My current (working) solution looks like that:

from multiprocessing import Pool
import numpy as np

def calc_image(argument, image):
    val = argument * image    # not the real process, just demo
    return val

if __name__ == "__main__":
    pool = Pool(processes=8)
    list_img = [np.ones((100, 100))] * 20000    # for demo only
    params = list(range(100))    # for demo only
    for par in params:
        par_list = [par] * len(list_img)
        return_vals = pool.starmap(calc_image, zip(par_list, list_img))
    pool.close()

How can I avoid to copy the list list_img every time the variable par changes in the for-loop? I also would like to avoid using global variables, if possible.

Solution

This is my current workaround for the problem. I'm still interested in a better solution - maybe more elegant.

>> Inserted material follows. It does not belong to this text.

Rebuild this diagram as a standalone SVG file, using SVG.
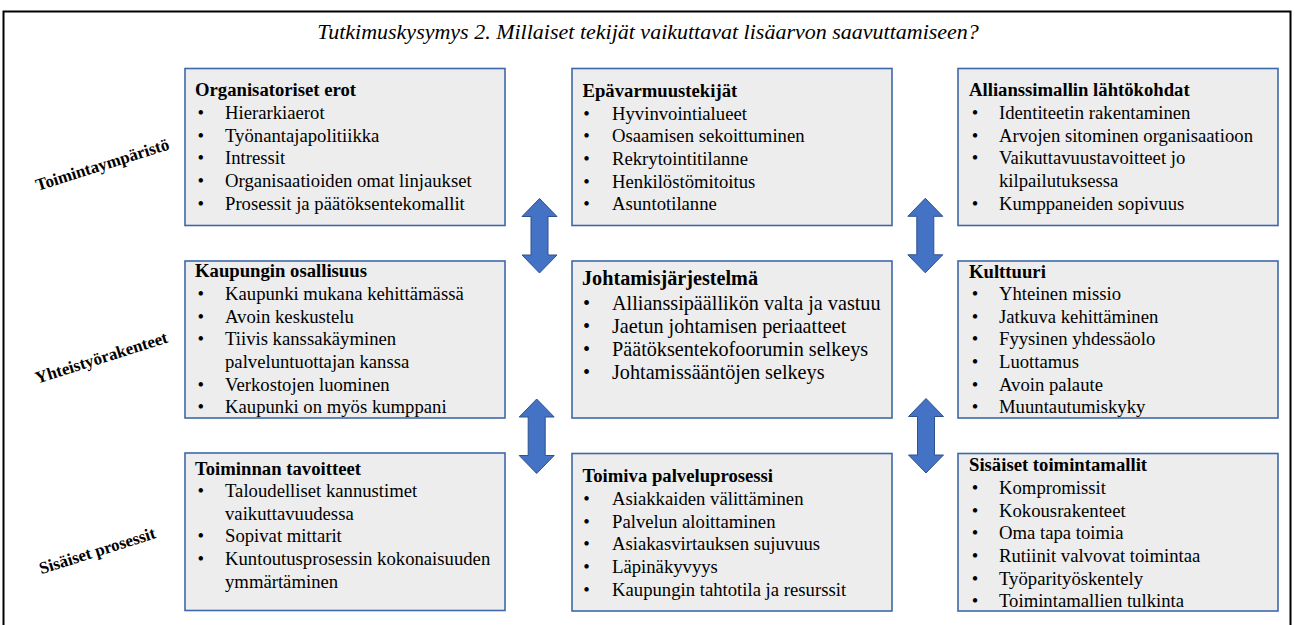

I've switched from using Poolto a collection of Process:

from multiprocessing import Queue, Process
import numpy as np

def process_image(list_images, queue_in, queue_out):
    for arg in iter(queue_in.get, "STOP"):
        processed_images = []
        for img in list_images:
            result = arg * img
            processed_images.append(result)
        queue_out.put(processed_images)

if __name__ == "__main__":
    list_img = [np.ones((100, 100))] * 20000    # for demo only
    splits = np.split(list_img, 4)   # split into 4 chunks
    my_pool = []
    queue_in = Queue()
    queue_out = Queue()
    # starting a bunch of process, each owning a part of the list of images
    # so list is only copied once
    for n in range(4):
        proc = Process(target=process_image, args=(splits[n], queue_in, queue_out))
        proc.start()
        my_pool.append(proc)
    params = list(range(100))    # for demo only
    for par in params:
        for n in my_pool:
            queue_in.put(par)    # each process gets the same element and starts crunching
        return_vals = []
        for n in my_pool:
            return_vals.append(queue_out.get(block=True)) # wait for results
    for element in my_pool:
        creature_tasks.put("STOP")   # indicate processes to close
    for element in pool:
        element.join()

The trick is that I only copy the list of images only once during the creation of the processes. Each worker gets its own sub-list of the total list during initialization which has been split before. Later I provide the argument that should be used to process the images in a small loop. As the processes are blocking until queue_in contains elements, I just have to provide the respective argument exactly the same times as I have processes. This way the images are not copied again.

Copying the results back (from the processes to the main-process) can't be avoided.